Andreas Schleicher, der OECD-Koordinator für Deutschland, bemerkte bei der Präsentation der Studie nüchtern, dass man die Frage stellen müsse, inwieweit das Potenzial, das in jungen Menschen stecke, genutzt werde. Hier zu Lande ist das bei der hohen Zahl an Schulabgängern, die aus dem Raster herausfallen, sicher nicht der Fall. Schleicher folgert daraus eine geringe Produktivität und ein niedriges Wirtschaftswachstum für den Standort Deutschland. Man kann sich streiten, ob der Blick auf das verfügbare Humankapital, das in jedem schlummert und durch die Bildungsmisere der Wirtschaft vorenthalten wird, eine angenehme ist. Dementsprechend wird von Bildungsexperten aus den Reihen der OECD auch gefordert, nicht von Bildungskosten, sondern von Bildungsinvestitionen zu sprechen. Doch vermutlich ist die ökonomische Argumentation die eingängigste, wenn es darum geht, Veränderungen anzumahnen. Und dass diese notwendig sind, steht außer Frage.

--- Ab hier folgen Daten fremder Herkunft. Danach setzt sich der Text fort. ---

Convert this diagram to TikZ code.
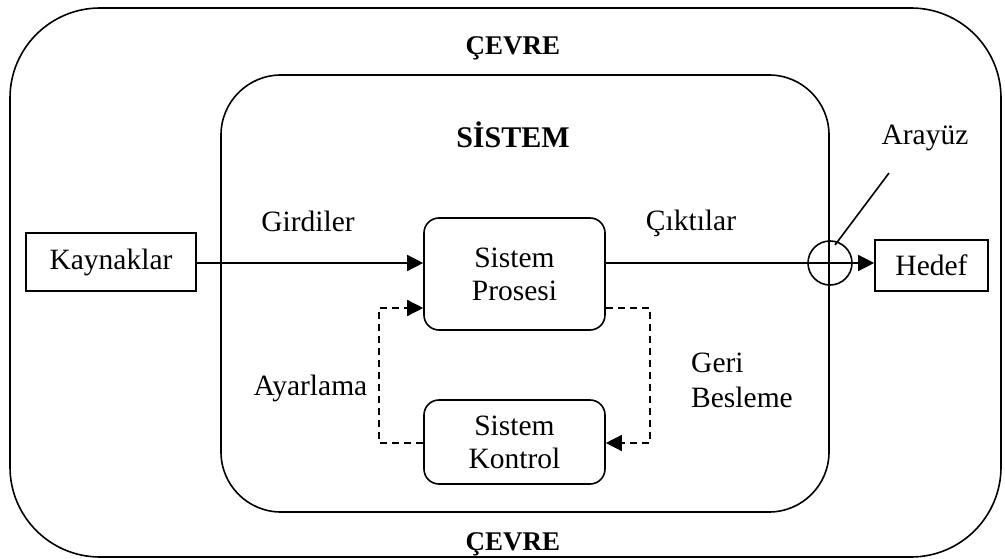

Besonders die Dreigliedrigkeit des Schulsystems wird in der Debatte zu Recht für die soziale Auslese verantwortlich gemacht. Pisa hat auch diesmal wieder deutlich gezeigt, dass die Schulsysteme, in denen Schüler möglichst lange zusammen in einer Schulform unterrichtet werden, die leistungsfähigeren sind. Doch allein mit der Einführung einer "Einheitsschule" wäre es nicht getan. Wer denkt, der Systemwechsel würde alle Probleme lösen, übersieht, dass wir es mit Menschen zu tun haben. Erfolgreiche Bildungsnationen legen gesteigerten Wert auf die individuelle Förderung. Dann gehört zum Erfolg auch Chancengerechtigkeit.
Wenn Andreas Schleicher, ganz offen nach dem Zusammenhang von der Dreigliedrigkeit unseres Systems mit den schlechten Leistungen befragt wird, weist er darauf hin, dass "offene Bildungssysteme", die einen "konstruktiven Umgang mit Heterogenität" gefunden haben, im Vergleich besser abschneiden als diejenigen, die auf homogene Systeme setzen. In Deutschland ist es für Eltern außerdem ein Risiko, wenn sie sich nicht gründlich über die Schule informieren, in die sie ihre Kinder schicken. Denn die Leistungsunterschiede der Schulen untereinander sind groß. Eine erfolgreiche Bildungsnation wie Finnland hat dieses Problem nicht. Dort können Eltern blind die Schule wählen, ohne die Zukunft ihrer Kinder dem Zufall zu überlassen. Außerdem gibt es dort langfristig angelegte Strategien und ein differenziertes System zur nationalen Evaluation, durch das man über die Stärken und Schwächen der einzelnen Schulen gut informiert ist. Finnland hat sich seit Pisa 2000 nicht auf seinen Lorbeeren ausgeruht, sondern beständig an der Verbesserung der Qualität seiner Schulen weitergearbeitet.